[Records to use]
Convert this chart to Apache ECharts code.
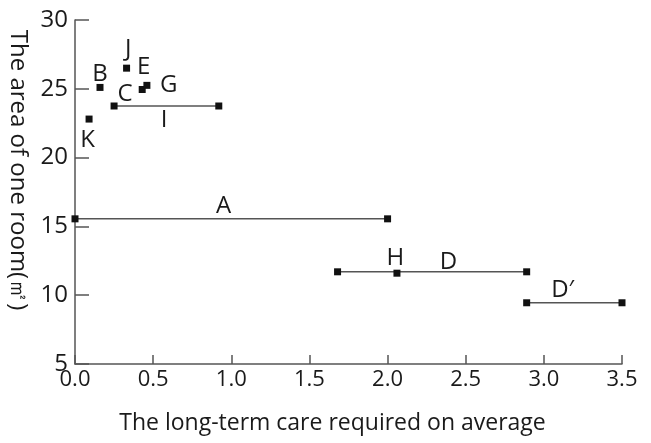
<!DOCTYPE html>
<html><head><meta charset="utf-8">
<script src="https://cdn.jsdelivr.net/npm/echarts@6/dist/echarts.min.js"></script>
<style>html,body{margin:0;padding:0;background:#fff}#c{width:651px;height:443px}</style>
</head><body><div id="c"></div>
<script>
// Single points: [x, y]
const pointNames = ['J', 'B', 'E', 'G', 'K'];
const pointValues = [[0.33, 26.5], [0.16, 25.1], [0.43, 24.95], [0.46, 25.25], [0.09, 22.8]];
// Ranges: name, y, x points along the range
const rangeNames = ['I', 'A', 'D', "D\u2032"];
const rangeY = [23.75, 15.55, 11.7, 9.45];
const rangeX = [[0.25, 0.92], [0.0, 2.0], [1.68, 2.89], [2.89, 3.5]];
// Extra point H lies on the D range
const hPoint = [2.06, 11.6];
// Label anchor positions (data coords) for the letters
const labelNames = ['J', 'E', 'B', 'C', 'G', 'I', 'K', 'A', 'H', 'D', "D\u2032"];
const labelPos = [[0.34, 27.9], [0.44, 26.6], [0.16, 26.1], [0.32, 24.6], [0.60, 25.3], [0.57, 22.7], [0.08, 21.3], [0.95, 16.5], [2.05, 12.7], [2.39, 12.4], [3.12, 10.4]];
const xTicks = [0, 0.5, 1, 1.5, 2, 2.5, 3, 3.5];
const yTicks = [5, 10, 15, 20, 25, 30];

const FONT = 'Open Sans';
const series = [];
rangeNames.forEach((n, i) => {
  series.push({
    type: 'line', name: n, data: rangeX[i].map(x => [x, rangeY[i]]),
    symbol: 'rect', symbolSize: 7, showSymbol: true,
    lineStyle: { color: '#555', width: 1.5 },
    itemStyle: { color: '#111', opacity: 1 }, z: 3, silent: true
  });
});
series.push({
  type: 'scatter', data: pointValues.concat([hPoint]), symbol: 'rect', symbolSize: 7,
  itemStyle: { color: '#111', opacity: 1 }, z: 4, silent: true
});
series.push({
  type: 'scatter', data: labelPos.map((p, i) => ({ value: p, name: labelNames[i] })),
  symbolSize: 0, silent: true, itemStyle: { opacity: 1 },
  label: { show: true, position: 'inside', formatter: p => p.name, color: '#1a1a1a', fontSize: 24, fontFamily: FONT }
});

const chart = echarts.init(document.getElementById('c'), null, { renderer: 'canvas' });
chart.setOption({
  animation: false,
  backgroundColor: '#fff',
  grid: { left: 75, top: 20, right: 29, bottom: 79, containLabel: false, outerBoundsMode: 'none' },
  xAxis: {
    type: 'value', min: 0, max: 3.5, interval: 0.5,
    name: 'The long-term care required on average', nameLocation: 'middle', nameGap: 48,
    nameTextStyle: { fontSize: 23, color: '#1a1a1a', fontFamily: FONT, padding: [0, 32, 0, 0] },
    axisLine: { show: true, lineStyle: { color: '#555', width: 1.5 } },
    axisTick: { show: true, inside: true, length: 9, lineStyle: { color: '#555', width: 1.5 } },
    axisLabel: { fontSize: 22, color: '#1a1a1a', fontFamily: FONT, margin: 5, formatter: v => v.toFixed(1) },
    splitLine: { show: false }
  },
  yAxis: {
    type: 'value', min: 5, max: 30, interval: 5,
    name: 'The area of one room(\u33A1)', nameLocation: 'middle', nameGap: 45, nameRotate: -90,
    nameTextStyle: { fontSize: 24, color: '#1a1a1a', fontFamily: FONT, padding: [0, 44, 0, 0] },
    axisLine: { show: true, lineStyle: { color: '#555', width: 1.5 } },
    axisTick: { show: true, inside: true, length: 14, lineStyle: { color: '#555', width: 1.5 } },
    axisLabel: { fontSize: 24, color: '#1a1a1a', fontFamily: FONT, margin: 7 },
    splitLine: { show: false }
  },
  series: series
});
</script></body></html>
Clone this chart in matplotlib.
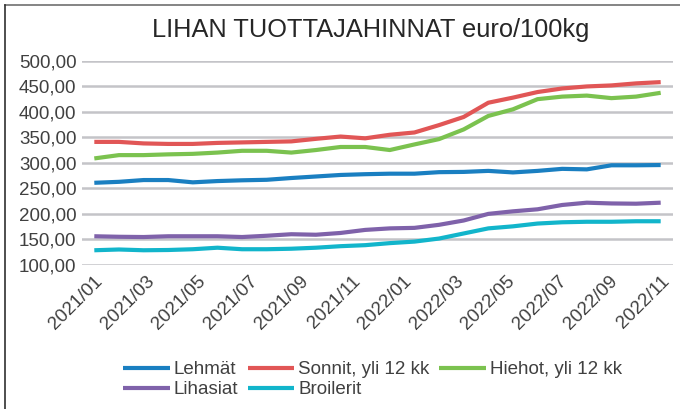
import numpy as np
import matplotlib.pyplot as plt
from matplotlib.lines import Line2D
from matplotlib.ticker import FuncFormatter

plt.rcParams['font.family'] = ['Liberation Sans', 'DejaVu Sans']

# Months 2021/01 .. 2022/12
months = [f"{y}/{m:02d}" for y in (2021, 2022) for m in range(1, 13)]
tick_labels = months[::2]

lehmat = [260.6, 262.5, 266, 266, 261.5, 264, 265.5, 266.5, 270, 273, 276, 277.5,
          278.5, 278.5, 281.5, 282, 284, 281, 284, 288, 287, 295, 295, 295.5]
sonnit = [341, 341, 338, 337, 337, 339, 340, 341, 342, 347, 351.5, 348,
          355, 359.5, 374, 390, 418, 428, 439, 446, 450, 452, 456, 458.5]
hiehot = [308.5, 315, 315, 316.5, 317.5, 320, 323.5, 323.5, 320, 325, 331, 331,
          325, 336, 346.5, 365.5, 392, 405, 425, 430, 432, 427, 430, 437.5]
lihasiat = [155.5, 154.5, 154, 155.5, 155.5, 155.5, 154, 156.5, 159.5, 158.5, 162, 168,
            171, 172, 178, 186.5, 199.5, 204.5, 208.5, 217, 221.5, 220, 219.5, 221.5]
broilerit = [128, 129.5, 128, 128.5, 130, 133, 130, 130, 131, 133, 136, 138,
             142, 145, 151, 161, 171, 175, 180.5, 183, 184, 184, 185, 185]

series = [
    ("Lehmät", lehmat, "#1a7fc1"),
    ("Sonnit, yli 12 kk", sonnit, "#e15656"),
    ("Hiehot, yli 12 kk", hiehot, "#7bc24f"),
    ("Lihasiat", lihasiat, "#7f62aa"),
    ("Broilerit", broilerit, "#12b5cb"),
]

W, H = 680, 409
fig = plt.figure(figsize=(W / 100, H / 100), dpi=100)
ax = fig.add_axes([82 / W, 1 - 264.5 / H, 591 / W, 203.5 / H])

x = list(range(len(months)))
lines = []
for name, vals, col in series:
    ln, = ax.plot(x, vals, color=col, linewidth=3, label=name, solid_capstyle='butt')
    lines.append(ln)

ax.set_xlim(-0.5, len(months) - 0.5)
ax.set_ylim(100, 500)
ax.set_yticks(range(100, 501, 50))
ax.yaxis.set_major_formatter(FuncFormatter(lambda v, p: f"{v:.2f}".replace('.', ',')))
# labels are spread over the whole month range in the original
ax.set_xticks(np.linspace(0, len(months) - 1, len(tick_labels)))
ax.set_xticklabels(tick_labels, rotation=45, ha='right', rotation_mode='anchor')

ax.grid(axis='y', color='#c4c4c8', linewidth=1.8)
ax.set_axisbelow(True)
for s in ax.spines.values():
    s.set_visible(False)
ax.tick_params(axis='both', length=0, labelsize=13.5, colors='#404040')
ax.tick_params(axis='y', pad=4)
ax.tick_params(axis='x', pad=6)

fig.text(371 / W, 1 - 30 / H, "LIHAN TUOTTAJAHINNAT euro/100kg", ha='center', va='center',
         fontsize=18.3, color='#262626')

# legend filled row by row: Lehmät, Sonnit, Hiehot / Lihasiat, Broilerit
order = [0, 3, 1, 4, 2]
fig.legend([lines[i] for i in order], [series[i][0] for i in order],
           loc='upper left', bbox_to_anchor=(123 / W, 1 - 361 / H), ncol=3, frameon=False,
           fontsize=13.5, handlelength=2.5, handletextpad=0.2, columnspacing=0.5,
           labelspacing=0.15, borderpad=0, borderaxespad=0, labelcolor='#404040')

# chart area border (top and left only visible)
fig.add_artist(Line2D([5 / W, 1], [1 - 4.7 / H, 1 - 4.7 / H], color='#707070', linewidth=1.2))
fig.add_artist(Line2D([5 / W, 5 / W], [0, 1 - 4.7 / H], color='#303030', linewidth=1.2))

fig.savefig("out.png", dpi=100)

[Problem statement]
Among the records above, locate the line containing "Clone this chart in matplotlib." and the line containing "184, 185, 185]", then transcribe exactly the lines starting at the first and ending at the second, with no pictures.

[Result for this task]
Clone this chart in matplotlib.
import numpy as np
import matplotlib.pyplot as plt
from matplotlib.lines import Line2D
from matplotlib.ticker import FuncFormatter

plt.rcParams['font.family'] = ['Liberation Sans', 'DejaVu Sans']

# Months 2021/01 .. 2022/12
months = [f"{y}/{m:02d}" for y in (2021, 2022) for m in range(1, 13)]
tick_labels = months[::2]

lehmat = [260.6, 262.5, 266, 266, 261.5, 264, 265.5, 266.5, 270, 273, 276, 277.5,
          278.5, 278.5, 281.5, 282, 284, 281, 284, 288, 287, 295, 295, 295.5]
sonnit = [341, 341, 338, 337, 337, 339, 340, 341, 342, 347, 351.5, 348,
          355, 359.5, 374, 390, 418, 428, 439, 446, 450, 452, 456, 458.5]
hiehot = [308.5, 315, 315, 316.5, 317.5, 320, 323.5, 323.5, 320, 325, 331, 331,
          325, 336, 346.5, 365.5, 392, 405, 425, 430, 432, 427, 430, 437.5]
lihasiat = [155.5, 154.5, 154, 155.5, 155.5, 155.5, 154, 156.5, 159.5, 158.5, 162, 168,
            171, 172, 178, 186.5, 199.5, 204.5, 208.5, 217, 221.5, 220, 219.5, 221.5]
broilerit = [128, 129.5, 128, 128.5, 130, 133, 130, 130, 131, 133, 136, 138,
             142, 145, 151, 161, 171, 175, 180.5, 183, 184, 184, 185, 185]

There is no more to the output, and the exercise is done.